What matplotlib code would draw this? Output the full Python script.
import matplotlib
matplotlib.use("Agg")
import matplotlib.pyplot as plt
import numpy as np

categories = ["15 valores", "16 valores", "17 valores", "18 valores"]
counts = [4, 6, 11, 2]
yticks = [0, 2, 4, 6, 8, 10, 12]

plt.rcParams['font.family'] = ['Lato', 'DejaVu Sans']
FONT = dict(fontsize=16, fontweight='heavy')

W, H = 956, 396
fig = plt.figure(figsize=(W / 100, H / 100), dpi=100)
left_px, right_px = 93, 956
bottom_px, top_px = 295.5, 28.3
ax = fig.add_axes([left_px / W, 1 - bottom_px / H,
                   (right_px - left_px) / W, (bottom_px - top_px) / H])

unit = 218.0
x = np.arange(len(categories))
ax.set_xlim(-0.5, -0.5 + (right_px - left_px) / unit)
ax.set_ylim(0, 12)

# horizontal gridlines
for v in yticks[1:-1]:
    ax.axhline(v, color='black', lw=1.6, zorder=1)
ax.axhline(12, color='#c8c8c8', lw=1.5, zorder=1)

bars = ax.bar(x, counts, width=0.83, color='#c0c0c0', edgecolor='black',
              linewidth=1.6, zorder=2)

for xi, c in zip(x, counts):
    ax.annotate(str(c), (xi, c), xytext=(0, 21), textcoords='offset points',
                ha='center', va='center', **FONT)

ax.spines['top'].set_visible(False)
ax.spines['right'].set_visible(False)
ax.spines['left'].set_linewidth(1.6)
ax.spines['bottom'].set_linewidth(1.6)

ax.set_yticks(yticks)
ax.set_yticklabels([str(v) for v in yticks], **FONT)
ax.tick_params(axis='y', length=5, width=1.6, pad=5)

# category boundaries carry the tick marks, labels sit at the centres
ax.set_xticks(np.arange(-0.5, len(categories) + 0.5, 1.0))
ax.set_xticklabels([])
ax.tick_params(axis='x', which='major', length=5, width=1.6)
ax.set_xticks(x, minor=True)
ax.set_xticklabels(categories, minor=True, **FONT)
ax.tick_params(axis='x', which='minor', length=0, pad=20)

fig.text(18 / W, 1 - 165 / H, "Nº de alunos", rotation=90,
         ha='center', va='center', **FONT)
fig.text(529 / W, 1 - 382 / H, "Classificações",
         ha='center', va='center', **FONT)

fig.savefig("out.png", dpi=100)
= = =
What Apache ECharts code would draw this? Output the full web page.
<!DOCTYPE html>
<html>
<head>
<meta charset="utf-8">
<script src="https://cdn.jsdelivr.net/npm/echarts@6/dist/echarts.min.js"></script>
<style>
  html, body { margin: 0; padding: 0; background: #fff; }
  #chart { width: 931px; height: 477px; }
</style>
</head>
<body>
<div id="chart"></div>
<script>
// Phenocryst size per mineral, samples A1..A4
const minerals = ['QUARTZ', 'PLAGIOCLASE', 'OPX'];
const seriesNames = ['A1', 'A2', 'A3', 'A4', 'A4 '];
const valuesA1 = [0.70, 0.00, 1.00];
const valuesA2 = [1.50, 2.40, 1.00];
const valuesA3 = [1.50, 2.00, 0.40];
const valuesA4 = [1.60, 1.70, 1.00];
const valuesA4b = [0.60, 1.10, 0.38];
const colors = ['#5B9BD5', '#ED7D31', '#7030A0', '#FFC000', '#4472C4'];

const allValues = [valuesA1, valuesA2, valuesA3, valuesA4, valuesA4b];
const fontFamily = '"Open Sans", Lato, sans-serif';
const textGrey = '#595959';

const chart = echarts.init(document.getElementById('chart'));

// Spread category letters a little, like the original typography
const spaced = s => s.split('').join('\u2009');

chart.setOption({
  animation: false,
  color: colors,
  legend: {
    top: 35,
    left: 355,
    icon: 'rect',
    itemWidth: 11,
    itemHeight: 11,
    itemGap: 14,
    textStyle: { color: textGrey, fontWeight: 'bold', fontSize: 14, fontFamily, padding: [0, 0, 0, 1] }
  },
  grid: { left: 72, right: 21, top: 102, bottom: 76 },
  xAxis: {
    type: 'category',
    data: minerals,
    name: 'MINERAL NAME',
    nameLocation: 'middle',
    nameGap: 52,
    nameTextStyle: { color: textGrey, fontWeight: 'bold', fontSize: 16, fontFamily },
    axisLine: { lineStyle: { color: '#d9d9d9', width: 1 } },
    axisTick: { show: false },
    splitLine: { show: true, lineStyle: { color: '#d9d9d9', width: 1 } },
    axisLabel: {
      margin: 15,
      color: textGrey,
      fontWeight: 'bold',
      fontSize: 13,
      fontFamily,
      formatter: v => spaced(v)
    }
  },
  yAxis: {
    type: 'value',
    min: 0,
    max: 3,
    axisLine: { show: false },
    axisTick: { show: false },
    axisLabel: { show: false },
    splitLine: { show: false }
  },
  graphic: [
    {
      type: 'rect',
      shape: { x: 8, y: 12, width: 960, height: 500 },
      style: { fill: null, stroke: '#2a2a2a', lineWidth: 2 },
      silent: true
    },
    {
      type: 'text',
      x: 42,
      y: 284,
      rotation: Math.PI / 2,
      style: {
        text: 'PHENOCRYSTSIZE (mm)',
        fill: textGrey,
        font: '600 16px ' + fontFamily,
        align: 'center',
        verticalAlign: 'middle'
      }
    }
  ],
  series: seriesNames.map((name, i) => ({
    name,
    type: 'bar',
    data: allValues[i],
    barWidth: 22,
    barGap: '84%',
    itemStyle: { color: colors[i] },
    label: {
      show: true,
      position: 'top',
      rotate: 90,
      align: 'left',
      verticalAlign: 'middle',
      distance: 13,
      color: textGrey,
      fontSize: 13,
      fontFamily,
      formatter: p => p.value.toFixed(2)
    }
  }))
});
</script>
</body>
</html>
= = =
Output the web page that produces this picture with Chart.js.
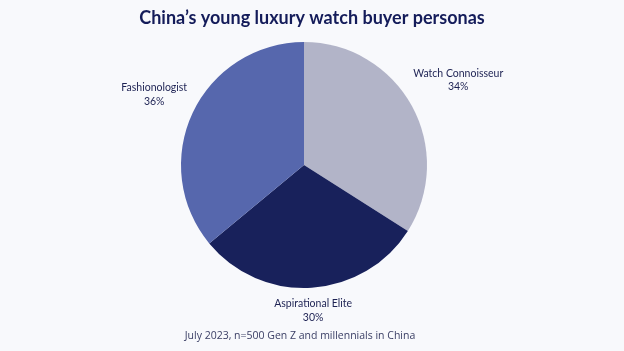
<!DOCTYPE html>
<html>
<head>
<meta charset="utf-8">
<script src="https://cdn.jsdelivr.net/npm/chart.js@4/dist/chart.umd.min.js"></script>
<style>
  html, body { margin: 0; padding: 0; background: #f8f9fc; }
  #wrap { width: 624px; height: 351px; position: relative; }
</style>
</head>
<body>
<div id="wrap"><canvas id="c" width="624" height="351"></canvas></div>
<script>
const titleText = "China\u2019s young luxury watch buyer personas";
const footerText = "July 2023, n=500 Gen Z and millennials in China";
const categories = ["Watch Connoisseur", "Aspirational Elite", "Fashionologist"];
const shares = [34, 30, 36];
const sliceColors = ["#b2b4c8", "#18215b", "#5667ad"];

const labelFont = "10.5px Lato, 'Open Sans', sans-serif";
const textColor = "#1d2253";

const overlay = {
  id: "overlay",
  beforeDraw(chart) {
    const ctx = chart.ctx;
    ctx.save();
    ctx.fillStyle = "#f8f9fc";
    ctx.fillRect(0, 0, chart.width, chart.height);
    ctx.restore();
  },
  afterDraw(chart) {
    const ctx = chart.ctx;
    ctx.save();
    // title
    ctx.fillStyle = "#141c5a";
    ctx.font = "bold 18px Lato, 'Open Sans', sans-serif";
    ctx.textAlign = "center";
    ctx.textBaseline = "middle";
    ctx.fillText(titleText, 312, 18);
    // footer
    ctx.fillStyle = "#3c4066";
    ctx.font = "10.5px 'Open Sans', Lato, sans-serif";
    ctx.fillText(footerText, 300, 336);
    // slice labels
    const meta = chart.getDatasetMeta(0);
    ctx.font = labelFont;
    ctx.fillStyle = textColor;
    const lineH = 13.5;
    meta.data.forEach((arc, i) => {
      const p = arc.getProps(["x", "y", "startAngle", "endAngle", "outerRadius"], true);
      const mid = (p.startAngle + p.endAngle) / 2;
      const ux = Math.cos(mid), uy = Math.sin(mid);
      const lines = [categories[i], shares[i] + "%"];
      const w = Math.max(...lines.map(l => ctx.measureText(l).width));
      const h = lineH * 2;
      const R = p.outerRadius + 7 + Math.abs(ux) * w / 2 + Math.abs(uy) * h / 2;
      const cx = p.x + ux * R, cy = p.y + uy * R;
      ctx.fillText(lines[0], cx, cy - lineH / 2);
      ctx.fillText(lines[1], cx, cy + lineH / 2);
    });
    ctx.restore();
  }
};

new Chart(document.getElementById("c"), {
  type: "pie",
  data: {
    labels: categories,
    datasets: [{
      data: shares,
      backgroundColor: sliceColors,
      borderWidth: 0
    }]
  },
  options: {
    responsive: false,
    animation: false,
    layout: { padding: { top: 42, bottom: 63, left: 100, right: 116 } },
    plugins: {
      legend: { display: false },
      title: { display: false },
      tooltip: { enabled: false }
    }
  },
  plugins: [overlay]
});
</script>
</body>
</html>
= = =
_WHAT YOU ARE ASKED TO DO_
Start at the line with "What matplotlib code", stop at the line with "(right_px - left_px) / W, (bottom_px", and return every line in that stretch exactly, those two included.

_SOLUTION TO THIS EXERCISE_
What matplotlib code would draw this? Output the full Python script.
import matplotlib
matplotlib.use("Agg")
import matplotlib.pyplot as plt
import numpy as np

categories = ["15 valores", "16 valores", "17 valores", "18 valores"]
counts = [4, 6, 11, 2]
yticks = [0, 2, 4, 6, 8, 10, 12]

plt.rcParams['font.family'] = ['Lato', 'DejaVu Sans']
FONT = dict(fontsize=16, fontweight='heavy')

W, H = 956, 396
fig = plt.figure(figsize=(W / 100, H / 100), dpi=100)
left_px, right_px = 93, 956
bottom_px, top_px = 295.5, 28.3
ax = fig.add_axes([left_px / W, 1 - bottom_px / H,
                   (right_px - left_px) / W, (bottom_px - top_px) / H])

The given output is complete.